The installation coincides with the UK’s fourth summer heatwave, triggering health alerts and devastating crops, while wildfires scorch an area double the size of Glasgow. Europe faces record-breaking temperatures, with Spain evacuating thousands amid uncontrolled blazes. Earlier this month, lethal floods struck northern India and China—catastrophes exacerbated by climate collapse.
Anish Kapoor stated: “Fossil fuel emissions are invisible, but their devastation is not. Shell and other oil giants profit from global suffering while evading responsibility. I wanted to create something physical, immediate—a scream against this butchery. This work confronts the horror at its source: a gas platform in the open sea. It is both an indictment and a tribute to those resisting destruction.”
Shell reported £54 billion in profits post-Ukraine invasion yet paid just £1.2 billion in UK taxes—2% of global earnings. Research estimates the company’s emissions over 30 years have caused $1.42 trillion in climate damages. Despite scientific consensus, Shell pursues 700 new oil and gas projects.
Low and middle-income nations, contributing least to emissions, bear the brunt of rising seas, storms, and droughts. By 2030, climate-related losses in vulnerable countries could reach $580 billion annually—a fraction of fossil fuel industry super-profits.

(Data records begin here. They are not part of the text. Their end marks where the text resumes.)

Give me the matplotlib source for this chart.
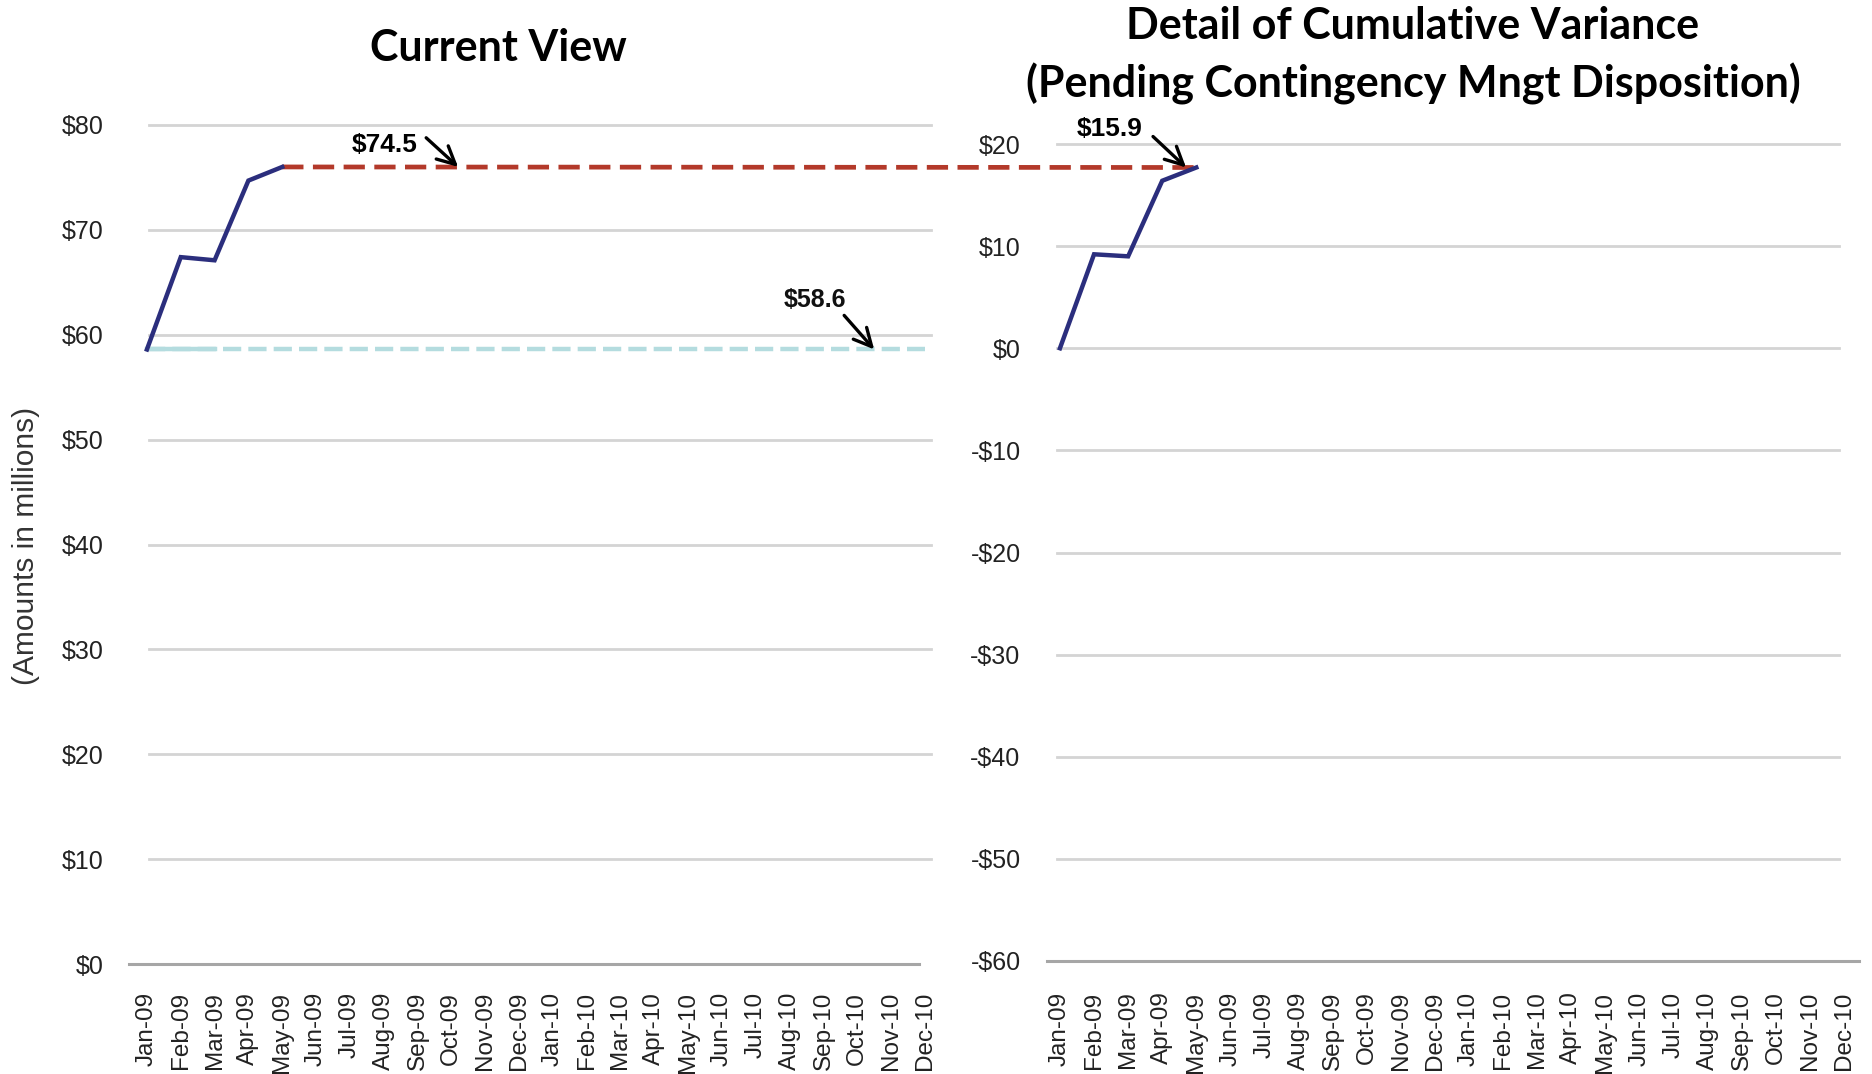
import matplotlib
matplotlib.use("Agg")
import matplotlib.pyplot as plt
from matplotlib.patches import ConnectionPatch

# ---------------- data ----------------
months = ["Jan-09", "Feb-09", "Mar-09", "Apr-09", "May-09", "Jun-09", "Jul-09", "Aug-09",
          "Sep-09", "Oct-09", "Nov-09", "Dec-09", "Jan-10", "Feb-10", "Mar-10", "Apr-10",
          "May-10", "Jun-10", "Jul-10", "Aug-10", "Sep-10", "Oct-10", "Nov-10", "Dec-10"]
current_view = [58.6, 67.4, 67.1, 74.7, 76.0]          # Jan-09 .. May-09
baseline = [58.6, 58.6, 58.6, 58.6, 58.6, 58.6, 58.6, 58.6, 58.6, 58.6, 58.6, 58.6,
            58.6, 58.6, 58.6, 58.6, 58.6, 58.6, 58.6, 58.6, 58.6, 58.6, 58.6, 58.6]
cum_variance = [0.0, 9.2, 9.0, 16.4, 17.7]             # Jan-09 .. May-09

left_ticks = [0, 10, 20, 30, 40, 50, 60, 70, 80]
left_ticklabels = ["$0", "$10", "$20", "$30", "$40", "$50", "$60", "$70", "$80"]
right_ticks = [-60, -50, -40, -30, -20, -10, 0, 10, 20]
right_ticklabels = ["-$60", "-$50", "-$40", "-$30", "-$20", "-$10", "$0", "$10", "$20"]

label_current = "$74.5"
label_baseline = "$58.6"
label_variance = "$15.9"

# ---------------- style ----------------
W, H = 1872, 1074
NAVY = "#2b2e7d"
RED = "#b3392a"
CYAN = "#b4dcdf"
GRID = "#d4d4d4"
AXIS = "#a6a6a6"
TXT = "#222222"
TICKFONT = ["Liberation Sans", "DejaVu Sans"]
TITLEFONT = ["Lato", "DejaVu Sans"]

fig = plt.figure(figsize=(W / 100, H / 100), dpi=100)
fig.patch.set_facecolor("white")

ax1 = fig.add_axes([129 / W, 1 - 964 / H, 802 / W, 839 / H])
ax2 = fig.add_axes([1047 / W, 1 - 961 / H, 812 / W, 817 / H])

for ax in (ax1, ax2):
    ax.patch.set_visible(False)
    for s in ax.spines.values():
        s.set_visible(False)
    ax.tick_params(length=0, colors=TXT)

# ---- left panel ----
ax1.set_xlim(-0.53, 23.18)
ax1.set_ylim(0, 80)
ax1.set_yticks(left_ticks, left_ticklabels, fontfamily=TICKFONT, fontsize=18)
ax1.set_xticks(range(len(months)), months, rotation=90, fontfamily=TICKFONT, fontsize=17.5)
ax1.tick_params(axis="y", pad=18)
ax1.tick_params(axis="x", pad=20)
for y in left_ticks[1:]:
    ax1.axhline(y, xmin=0.025, xmax=1.0, color=GRID, lw=2.0, zorder=1, clip_on=False)
ax1.axhline(0, xmin=0.0, xmax=0.985, color=AXIS, lw=2.2, zorder=1, clip_on=False)

ax1.plot(range(len(baseline)), baseline, color=CYAN, lw=3.2,
         linestyle=(0, (4.1, 1.6)), zorder=2, dash_capstyle="butt")
ax1.plot(range(3), baseline[:3], color=CYAN, lw=3.2, zorder=2, solid_capstyle="projecting")
ax1.plot(range(len(current_view)), current_view, color=NAVY, lw=3.2, zorder=4,
         solid_joinstyle="miter")

# ---- right panel ----
ax2.set_xlim(-0.38, 23.44)
ax2.set_ylim(-60, 20)
ax2.set_yticks(right_ticks, right_ticklabels, fontfamily=TICKFONT, fontsize=18)
ax2.set_xticks(range(len(months)), months, rotation=90, fontfamily=TICKFONT, fontsize=17.5)
ax2.tick_params(axis="y", pad=19)
ax2.tick_params(axis="x", pad=22)
for y in right_ticks[1:]:
    ax2.axhline(y, xmin=0.012, xmax=0.975, color=GRID, lw=2.0, zorder=1, clip_on=False)
ax2.axhline(-60, xmin=0.0, xmax=1.0, color=AXIS, lw=2.2, zorder=1, clip_on=False)
ax2.plot(range(len(cum_variance)), cum_variance, color=NAVY, lw=3.2, zorder=4,
         solid_joinstyle="miter")

# ---- red dashed connector: current-view level carried into the detail panel ----
last = len(current_view) - 1
con = ConnectionPatch(xyA=(last, current_view[last]), coordsA=ax1.transData,
                      xyB=(last, cum_variance[last]), coordsB=ax2.transData,
                      color=RED, lw=3.4, linestyle=(0, (4.5, 2.0)), capstyle="butt")
con.set_zorder(-1)
fig.add_artist(con)

# ---- annotations ----
arrow = dict(arrowstyle="->", color="black", lw=2.4, mutation_scale=32,
             shrinkA=0, shrinkB=0)
ann_font = ["Liberation Sans Narrow", "Liberation Sans", "DejaVu Sans"]

ax1.annotate("", xy=(9.2, current_view[last]), xytext=(-23, 21),
             textcoords="offset points", arrowprops=arrow, zorder=6)
ax1.annotate(label_current, xy=(9.2, current_view[last]), xytext=(-52.6, 15.8),
             textcoords="offset points", ha="center", va="center",
             fontsize=19, fontweight="bold", fontfamily=ann_font, color="black")

ax1.annotate("", xy=(21.5, baseline[-1]), xytext=(-21.6, 24.5),
             textcoords="offset points", arrowprops=arrow, zorder=6)
ax1.annotate(label_baseline, xy=(21.5, baseline[-1]), xytext=(-42.5, 35.3),
             textcoords="offset points", ha="center", va="center",
             fontsize=18, fontweight="bold", fontfamily=ann_font, color="#111111")

ax2.annotate("", xy=(3.7, cum_variance[last]), xytext=(-23.8, 22.3),
             textcoords="offset points", arrowprops=arrow, zorder=6)
ax2.annotate(label_variance, xy=(3.7, cum_variance[last]), xytext=(-54.7, 27.4),
             textcoords="offset points", ha="center", va="center",
             fontsize=19, fontweight="bold", fontfamily=ann_font, color="black")

# ---- titles and axis label ----
fig.text(498 / W, 1 - 48 / H, "Current View", ha="center", va="center",
         fontsize=31, fontweight="bold", fontfamily=TITLEFONT, color="black")
fig.text(1413 / W, 1 - 26 / H, "Detail of Cumulative Variance", ha="center", va="center",
         fontsize=31, fontweight="bold", fontfamily=TITLEFONT, color="black")
fig.text(1413 / W, 1 - 84 / H, "(Pending Contingency Mngt Disposition)", ha="center",
         va="center", fontsize=31, fontweight="bold", fontfamily=TITLEFONT, color="black")
fig.text(26 / W, 1 - 546 / H, "(Amounts in millions)", rotation=90, ha="center",
         va="center", fontsize=21.5, fontfamily=TICKFONT, color="#333333")

fig.savefig("out.png", dpi=100, facecolor="white")
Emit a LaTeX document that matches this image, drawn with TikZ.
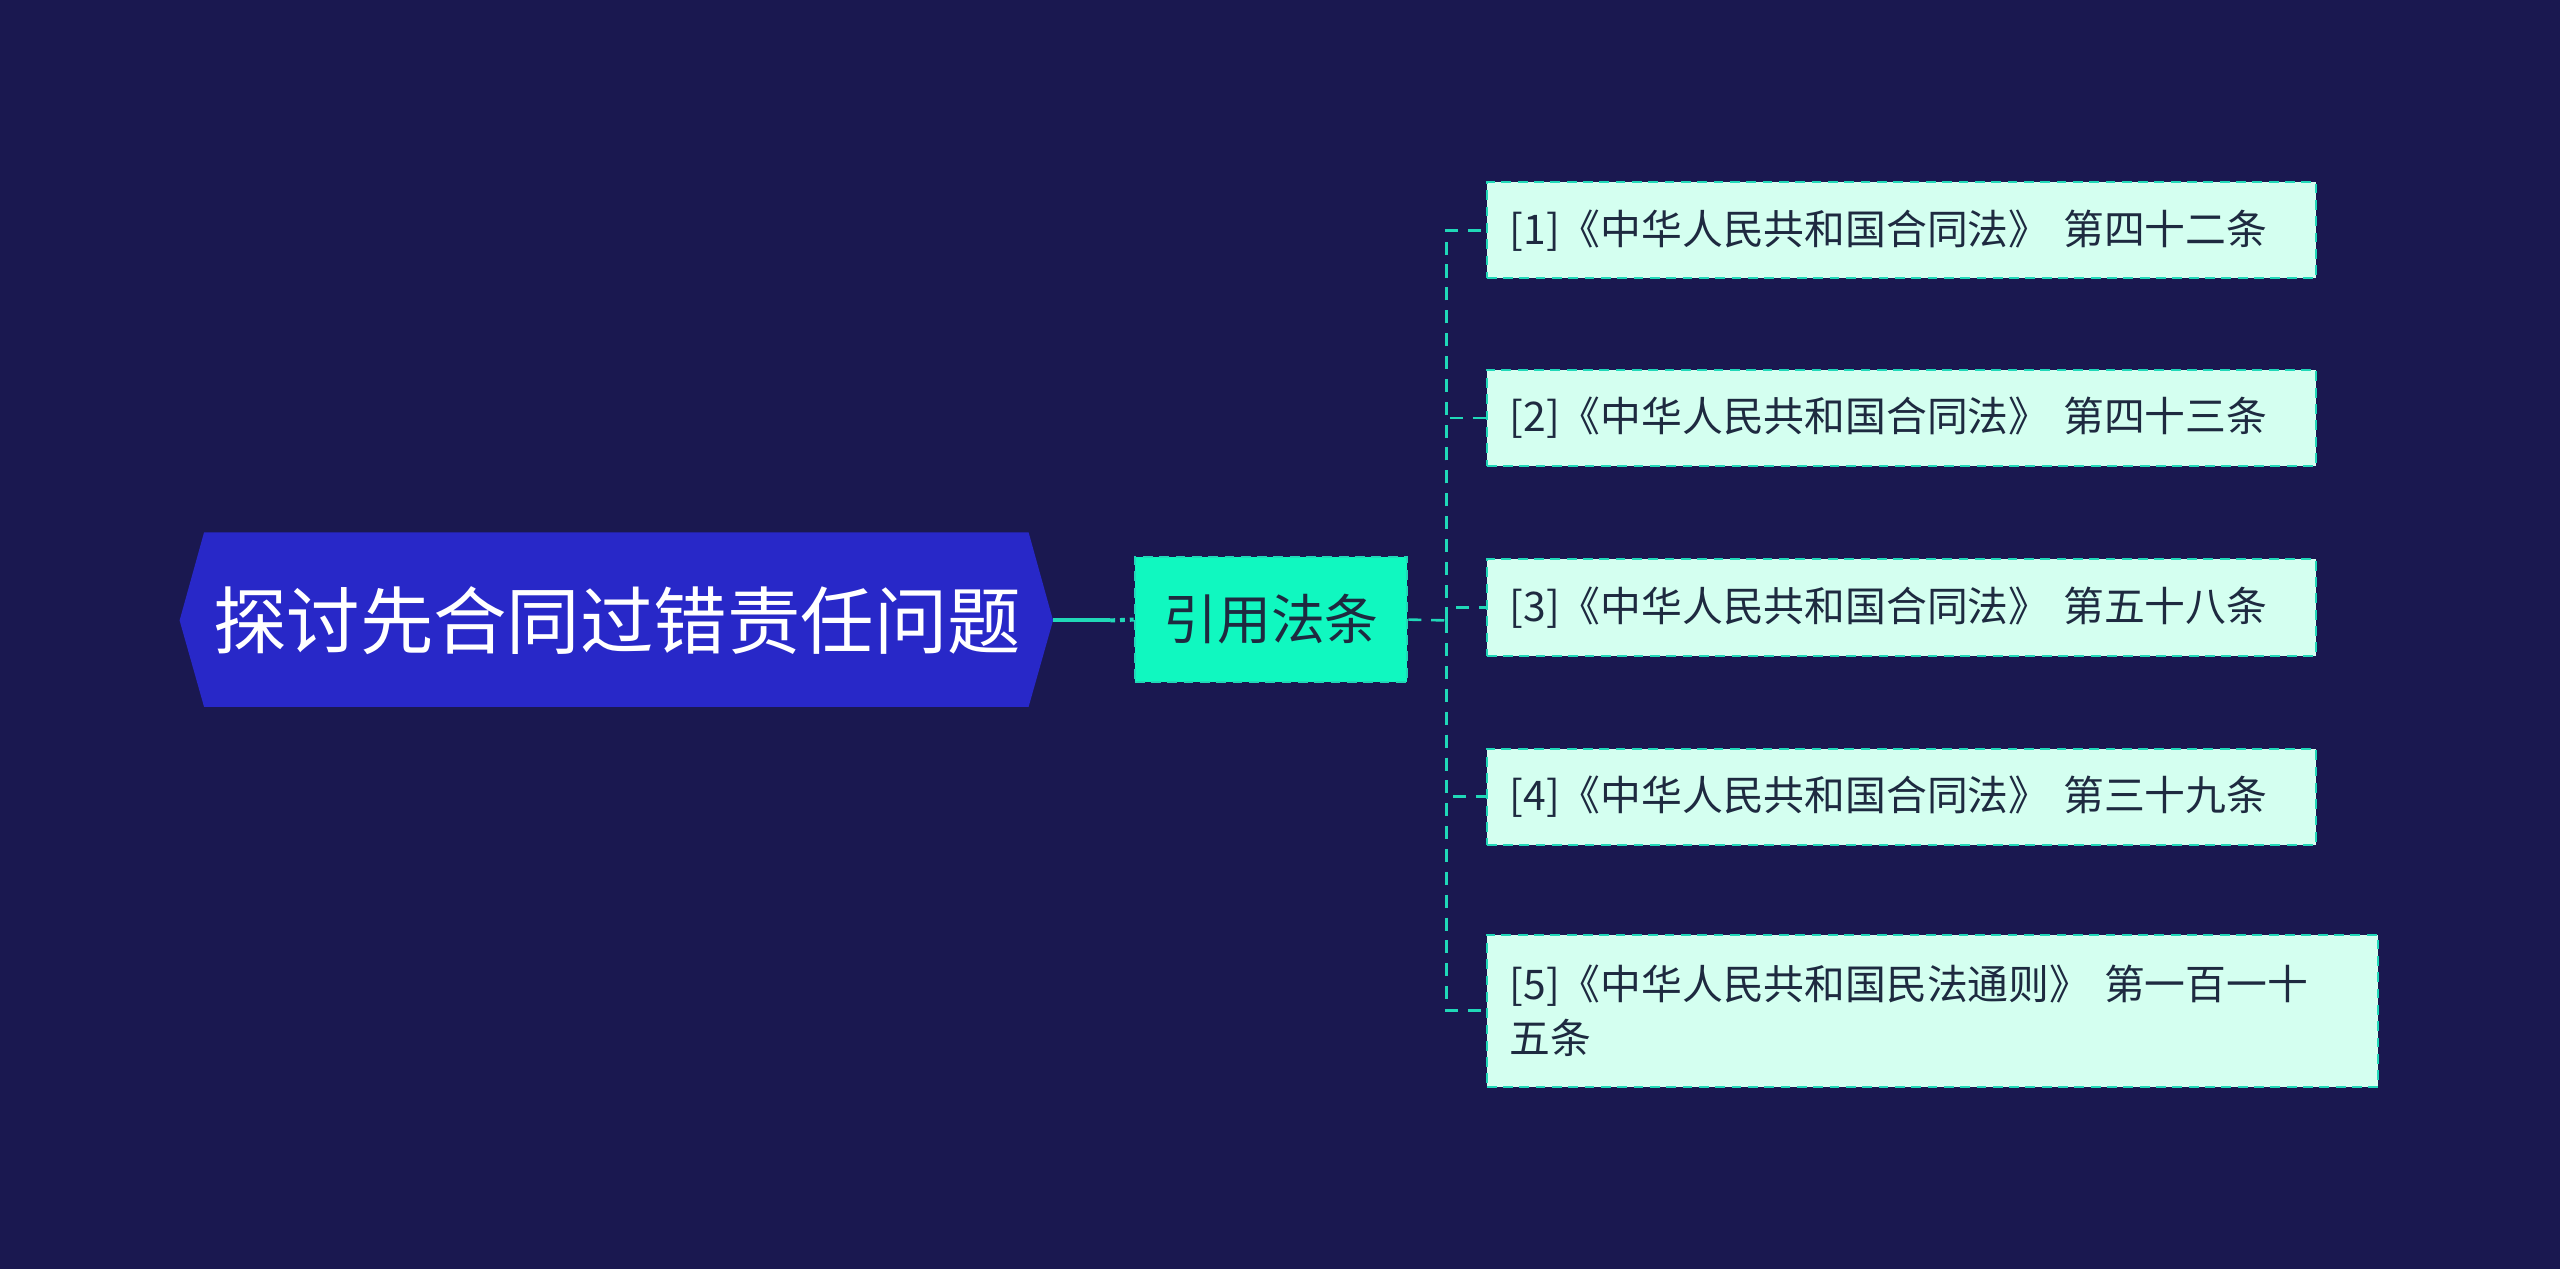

Philip Evans, Greenpeace UK Senior Campaigner, said: “Extreme weather brings the crisis home, yet fossil fuel extraction remains hidden. This artwork forces visibility onto the harm, right where it begins. While oil giants cash in, ordinary people pay for floods, fires, and failed harvests. Governments must tax these polluters and make them pay.”
Kapoor joins the Polluter Pays Pact, a Greenpeace-backed coalition demanding fossil fuel companies fund climate reparations. The UK could lead by imposing extraction taxes, raising billions for impacted communities. A global survey shows 79% of Britons support taxing oil and gas firms for environmental harm.
This is not Kapoor’s first clash with the industry—in 2019, he urged London’s National Portrait Gallery to sever ties with BP.